Oui, en vérité, ces conseils sont salutaires, mais ces regrets du passé ne sont pas justifiés par les écrits de Carlyle. Ce n’est pas à lui qu’il appartiendrait de faire de telles confessions, car ses écrits sont de véritables actions, de véritables devoirs accomplis. Bien des hommes appartenant à la même génération que lui, vivant dans un autre pays que le sien, auraient plutôt sujet de se frapper la poitrine et de dire tout haut : Nous avons eu tort. — Mais, qu’on se rassure, ils ne le feront pas.

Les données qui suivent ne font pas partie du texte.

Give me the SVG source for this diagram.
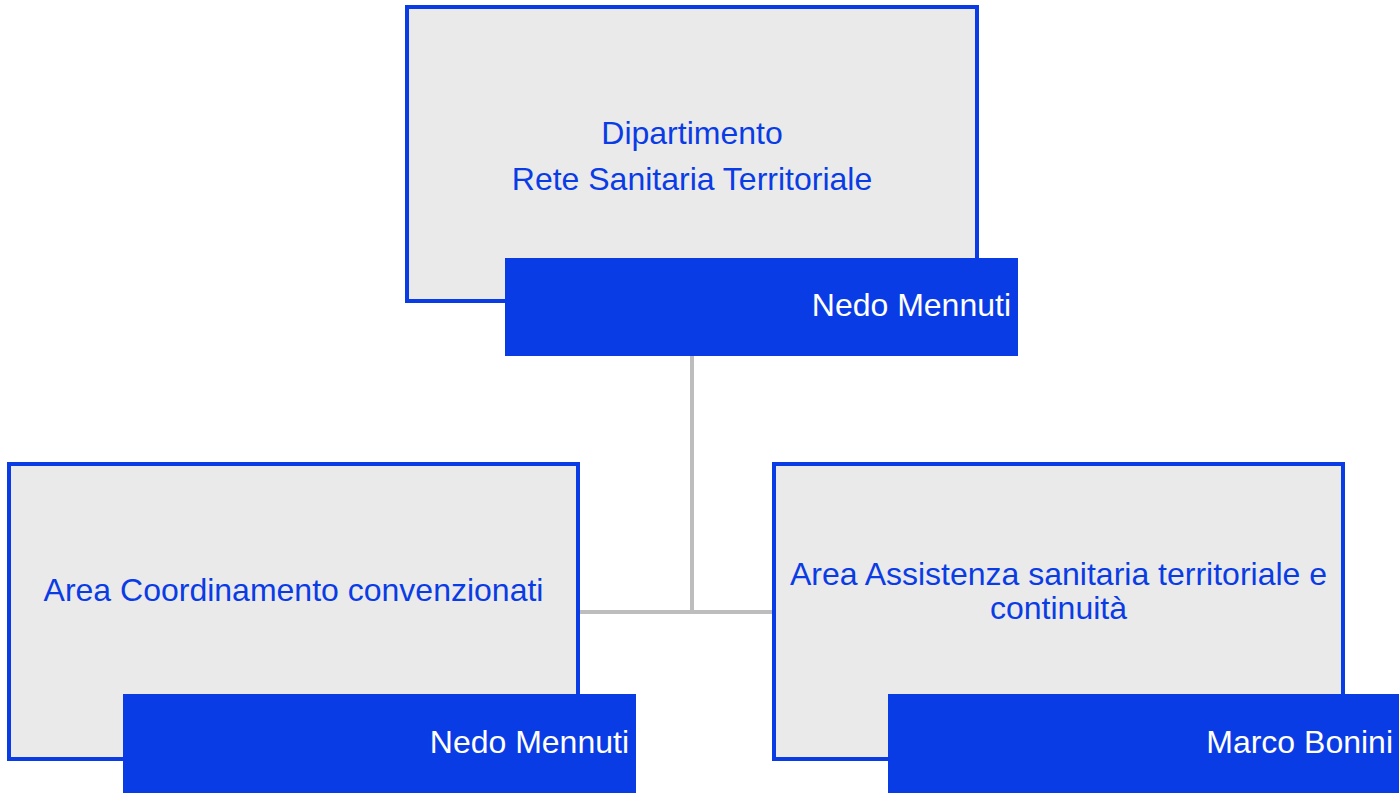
<svg xmlns="http://www.w3.org/2000/svg" width="1399" height="793" viewBox="0 0 1399 793">
<style>
.box{fill:#eaeaea;stroke:#0a3ce6;stroke-width:4}
.lab{fill:#0a3ce6}
.t{font-family:"Liberation Sans",Arial,sans-serif;font-size:32px;fill:#0a3ce6;text-anchor:middle}
.n{font-family:"Liberation Sans",Arial,sans-serif;font-size:32px;fill:#ffffff;text-anchor:end}
.c{stroke:#bdbdbd;stroke-width:4;fill:none}
</style>
<rect width="1399" height="793" fill="#ffffff"/>
<g id="connectors">
<path class="c" d="M692 356 V612 M580 612 H772"/>
</g>
<g id="node-dipartimento">
<rect class="box" x="407" y="7" width="570" height="294"/>
<text class="t" x="692" y="144">Dipartimento</text>
<text class="t" x="692" y="190">Rete Sanitaria Territoriale</text>
<rect class="lab" x="505" y="258" width="513" height="98"/>
<text class="n" x="1011" y="316">Nedo Mennuti</text>
</g>
<g id="node-coordinamento">
<rect class="box" x="9" y="464" width="569" height="295"/>
<text class="t" x="293.5" y="601">Area Coordinamento convenzionati</text>
<rect class="lab" x="123" y="694" width="513" height="99"/>
<text class="n" x="629" y="753">Nedo Mennuti</text>
</g>
<g id="node-assistenza">
<rect class="box" x="774" y="464" width="569" height="295"/>
<text class="t" x="1058.5" y="585">Area Assistenza sanitaria territoriale e</text>
<text class="t" x="1058.5" y="619">continuità</text>
<rect class="lab" x="888" y="694" width="511" height="99"/>
<text class="n" x="1393" y="753">Marco Bonini</text>
</g>
</svg>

Quant aux théories et aux idées de Carlyle, — idéal réalisé, culte des héros, théorie du silence, identité de la puissance et du droit, explication de la révolution française, nécessité des symboles, — nous en avons dit ici même[1] tout ce qu’on peut en dire, et nous ne croyons pas nécessaire d’y revenir. Nous avons voulu, à l’occasion du portrait qui accompagne ces pages, revenir sur l’homme plutôt que sur le philosophe et reproduire les traits de la nature morale de l’écrivain à côté de ses traits physiques. Nous avons dit ce qui faisait son originalité comme écrivain : l’amour de son temps, quelque déplaisant qu’il soit d’y vivre, et la mission qu’il s’est donnée de redresser partout les injustices, de relever les erreurs morales, les idées fausses, d’attaquer l’aveugle philanthropie et le sec égoïsme de ses contemporains. La vie de ce penseur éminent et singulier achèvera d’éclairer son caractère et ses écrits,

Thomas Carlyle est né vers 1796, dans un petit village sur les confins de l’Angleterre et de l’Ecosse, Middlebie, si nous ne nous abusons pas. Son père était un brave fermier du pays, un homme rigide et

  1. Voyez la livraison du 15 avril 1849.